Vint Cerf’s 1974 TCP-IP specification and Tim Berners-Lee’s 1989 World Wide Web proposals remained little more than interesting academic ideas until the ease-of-use advances that arrived with the Mosaic web browser in 1993, which sent the click-to-information Internet jumping from a paltry 500 end points to 10,000 by the end of 1994 and 24 million by 1998. Search engines then arrived to keep the information explosion manageable, with Google indexing a billion pages by 2000 — and 12 billion by 2007. The amazing upward trajectory of the World Wide Web, or what could be referred to as www.domain.com, followed a breakthrough in ease of use, not functionality. Improving ease of use can produce the same results for the Internet as a communication platform, or call.domain.com.

Gopher, FTP, and Telnet had long enabled the sharing of information between computers attached to the Internet, but friction associated with poor usability limited interest in the Internet to academia. New users, attracted by browser-based navigation, set in motion a virtuous cycle that got the information Internet off to the races. Growth in users attracted more information providers that in turn attracted new users. By 2007, 1.3 billion people were using the Internet to access information available from 500 million connected computers.


Growth of the call.domain.com Internet remains underwhelming because attaching communication devices (aka IP phones) to the Internet is still an arduous process. Skype won popularity by addressing PC usability challenges, but it is a closed platform and the PC remains problematic for communication. Cisco sells millions of IP phones into the enterprise market each quarter, but only a tiny fraction end up directly accessible via the Internet. Vonage uses open standard SIP-based devices, but Vonage does not peer directly with other VoIP providers. IP phones directly addressable via the Internet still number less than a million 10 years after Selsius Systems created the category.

The Internet communications industry focused virtually all investment over the last decade onto bridging the Internet and telephone network. With an audience already comfortable using telephones, this seemed like a rational approach, and one that forged the most direct route to critical mass — the first Vonage customer enjoyed direct-dial access to every phone on the planet. But this telephone-centric strategy was a failure. It cost the industry the two key value propositions driving the growth of the Internet: unmetered global termination and click-to-call addressing. The nature of the telephone network erases the prospect for an HD voice equivalent to the HD video phenomena sweeping consumer electronics.

A focus on ease of use represents a well-worn path to critical mass already forged by the likes of AOL, Google and YouTube. VoIP needs a Mark Andreessen to unwind complicated device configuration and addressing. Progress may require a helper app model, such as with Apple’s iPod and iTunes. The call.domain.com Internet might copy the authentication value proposition of social networks in which an invite transaction precedes connection.
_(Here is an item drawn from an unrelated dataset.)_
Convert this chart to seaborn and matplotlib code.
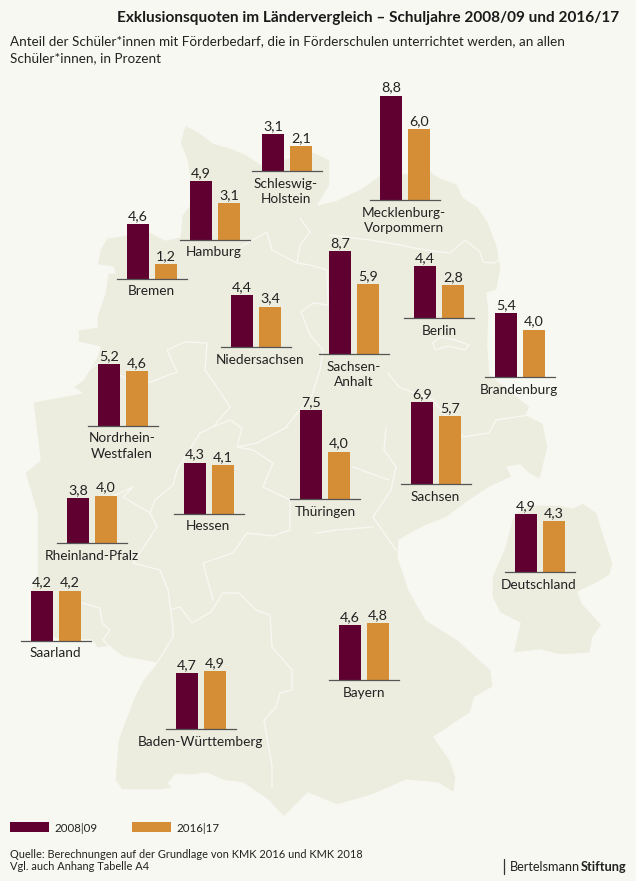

In the case of high value relationships, a communication device that is sufficiently easy to use can reach critical mass by helping only two people to communicate.

Progress toward call.domain.com will get measured as a reduction in the steps required for device setup and clicks required for call setup. The results will get measured like www.domain as a count of attached devices and associated users. Low-cost devices and open standards that the infocom industry needs already exist, but the value proposition still requires significant work. A device that replicates the same experience available from the telephone company for the last 100 years seems unlikely to register with the public as compelling.